Egypt is formalizing a strategic shift in the role it wants to play as a regional energy hub, prioritizing its position as an infrastructure middleman to navigate a structural shortfall in domestic production. At the most recent AmCham monthly luncheon attended by EnterpriseAM, Oil Minister Karim Badawi acknowledged the “confusing” reality of Egypt simultaneously importing and exporting gas, framing the paradox as a deliberate “ecosystem” play.

Previously, the regional gas hub plan had been presented as a way to monetize the country’s unrealized massive offshore reserves, spurred by the hype surrounding the Zohr field. But in contrast to the initial optimism, domestic production has since stagnated — a decline Badawi links to USD 5 bn in arrears the ministry is now making a priority to settle — prompting a reimagining of Egypt’s role as an energy hub. The hub is no longer about selling surplus Egyptian gas — but hopefully, this will come later — it’s about being the middleman to manage flows within the region and to re-export further afield.

Why this matters: With domestic gas supply still tight, this anchors the gas hub narrative in infrastructure rather than domestic production. Egypt doesn’t need surplus gas to sell the hub story. In the minister’s framing, the hub status is defined by infrastructure capacity and routing capability. Egypt is one of the few players in the region that has both liquefaction and regasification terminals.

We’ve built the capability to move gas in multiple directions, Badawi pointed out, citing the country’s floating storage and regasification units with a combined capacity of around 2.8 bcf/d, alongside pipeline gas inflows from Israel of about 1 bcf/d. That optionality, he said, allows Egypt to meet domestic demand while honoring export and contractual commitments.

Egypt isn’t the only regional player doubling down on this strategy

Turkey is doubling down on Mediterranean LNG import and re-export infrastructure, with plans to double capacity at the existing Dortyol terminal to 56 mn cbm and develop a new FSRU terminal on the Mediterranean coast between Gazipasa and Anamur.

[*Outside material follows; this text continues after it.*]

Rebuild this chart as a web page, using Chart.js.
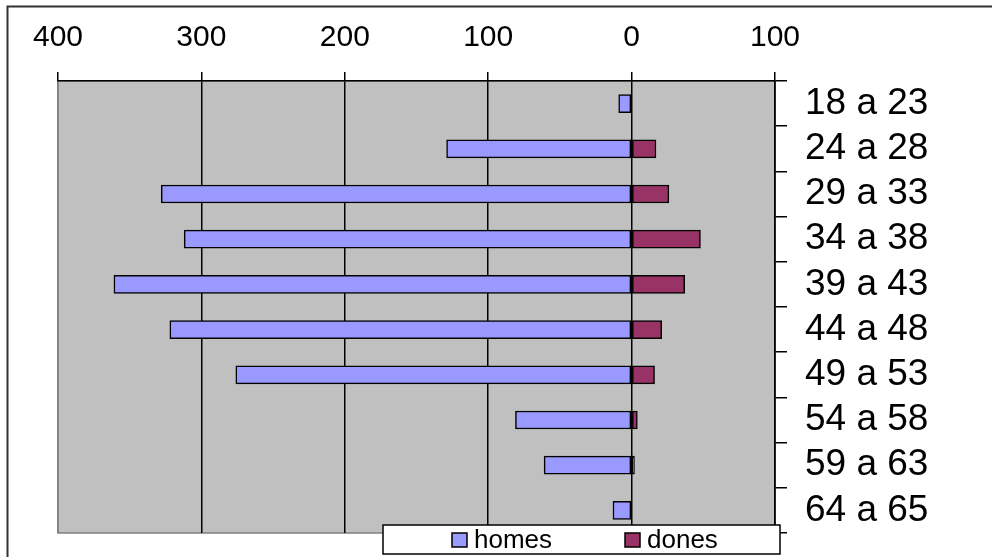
<!DOCTYPE html>
<html>
<head>
    <title>homes / dones per edat</title>
    <script src="https://cdn.jsdelivr.net/npm/chart.js"></script>
    <style>
        html, body { margin: 0; padding: 0; background: #fff; }
        #wrap { width: 992px; height: 557px; position: relative; }
    </style>
</head>
<body>
    <div id="wrap"><canvas id="pyramid"></canvas></div>

    <script>
        // age groups (top to bottom) and counts
        const ageGroups = ['18 a 23', '24 a 28', '29 a 33', '34 a 38', '39 a 43',
                           '44 a 48', '49 a 53', '54 a 58', '59 a 63', '64 a 65'];
        const homes = [9, 129, 328, 312, 361, 322, 276, 81, 61, 13];
        const dones = [0, 17, 26, 48, 37, 21, 16, 4, 2, 0];
        const xTicks = [-400, -300, -200, -100, 0, 100];

        const FONT = "'Liberation Sans', Arial, sans-serif";

        // gray plot area + outer frame
        const plotBackground = {
            id: 'plotBackground',
            beforeDraw(chart) {
                const { ctx, chartArea: a } = chart;
                ctx.save();
                ctx.fillStyle = '#fff';
                ctx.fillRect(0, 0, chart.width, chart.height);
                ctx.strokeStyle = '#333';
                ctx.lineWidth = 2;
                ctx.strokeRect(7.5, 6.5, 1100, 700);
                ctx.fillStyle = '#C0C0C0';
                ctx.fillRect(a.left, a.top, a.right - a.left, a.bottom - a.top);
                ctx.strokeStyle = '#808080';
                ctx.lineWidth = 1.5;
                ctx.strokeRect(a.left, a.top, a.right - a.left, a.bottom - a.top);
                ctx.restore();
            }
        };

        // excel style legend box sitting over the bottom of the plot
        const boxLegend = {
            id: 'boxLegend',
            afterDraw(chart) {
                const ctx = chart.ctx;
                ctx.save();
                ctx.fillStyle = '#fff';
                ctx.fillRect(383, 525, 397, 29);
                ctx.strokeStyle = '#000';
                ctx.lineWidth = 1.5;
                ctx.strokeRect(383, 525, 397, 29);
                const xs = [452, 625];
                ctx.font = '26px ' + FONT;
                ctx.textBaseline = 'middle';
                chart.data.datasets.forEach((ds, i) => {
                    const x = xs[i];
                    ctx.fillStyle = ds.backgroundColor;
                    ctx.fillRect(x, 533, 15, 14);
                    ctx.strokeRect(x, 533, 15, 14);
                    ctx.fillStyle = '#000';
                    ctx.fillText(ds.label, x + 22, 541);
                });
                ctx.restore();
            }
        };

        new Chart(document.getElementById('pyramid'), {
            type: 'bar',
            data: {
                labels: ageGroups,
                datasets: [{
                    label: 'homes',
                    data: homes.map(v => -v),
                    backgroundColor: '#9999FF',
                    borderColor: '#000',
                    borderWidth: 1.5,
                    borderSkipped: false,
                    barThickness: 18
                }, {
                    label: 'dones',
                    data: dones,
                    backgroundColor: '#993366',
                    borderColor: '#000',
                    borderWidth: 1.5,
                    borderSkipped: false,
                    barThickness: 18
                }]
            },
            options: {
                indexAxis: 'y',
                responsive: true,
                maintainAspectRatio: false,
                animation: false,
                layout: { padding: { left: 58, right: 0, top: 0, bottom: 24 } },
                plugins: {
                    legend: { display: false },
                    tooltip: { enabled: false }
                },
                scales: {
                    x: {
                        position: 'top',
                        stacked: true,
                        min: -400,
                        max: 100,
                        afterBuildTicks: scale => { scale.ticks = xTicks.map(v => ({ value: v })); },
                        afterFit: scale => {
                            scale.height = 81;
                            scale.paddingLeft = 0;
                            scale.paddingRight = 0;
                        },
                        ticks: {
                            callback: v => Math.abs(v),
                            color: '#000',
                            padding: 16,
                            maxRotation: 0,
                            font: { family: FONT, size: 30 }
                        },
                        grid: {
                            color: c => (c.tick && c.tick.value === -400) ? '#808080' : '#000',
                            tickColor: '#000',
                            lineWidth: 1.5,
                            tickLength: 9
                        },
                        border: { display: true, color: '#000', width: 1.5 }
                    },
                    y: {
                        position: 'right',
                        stacked: true,
                        afterFit: scale => {
                            scale.width = 217;
                            scale.paddingTop = 0;
                            scale.paddingBottom = 0;
                        },
                        ticks: {
                            color: '#000',
                            padding: 18,
                            autoSkip: false,
                            font: { family: FONT, size: 37 }
                        },
                        grid: {
                            drawOnChartArea: false,
                            color: '#000',
                            lineWidth: 1.5,
                            tickLength: 12,
                            offset: true
                        },
                        border: { display: true, color: '#000', width: 1.5 }
                    }
                }
            },
            plugins: [plotBackground, boxLegend]
        });
    </script>
</body>
</html>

The pattern: Ankara is also leveraging its unique geographic location and advanced gas infrastructure to double down on its role as a re-export hub to the energy-hungry European continent. Turkey has been clinching short- and long-term LNG supply agreements left and right over the past year to help diversify its natural gas sources away from Russia, its largest supplier over the last two decades, to create its own “Turkish blend” — an export product created by mixing gas from different countries.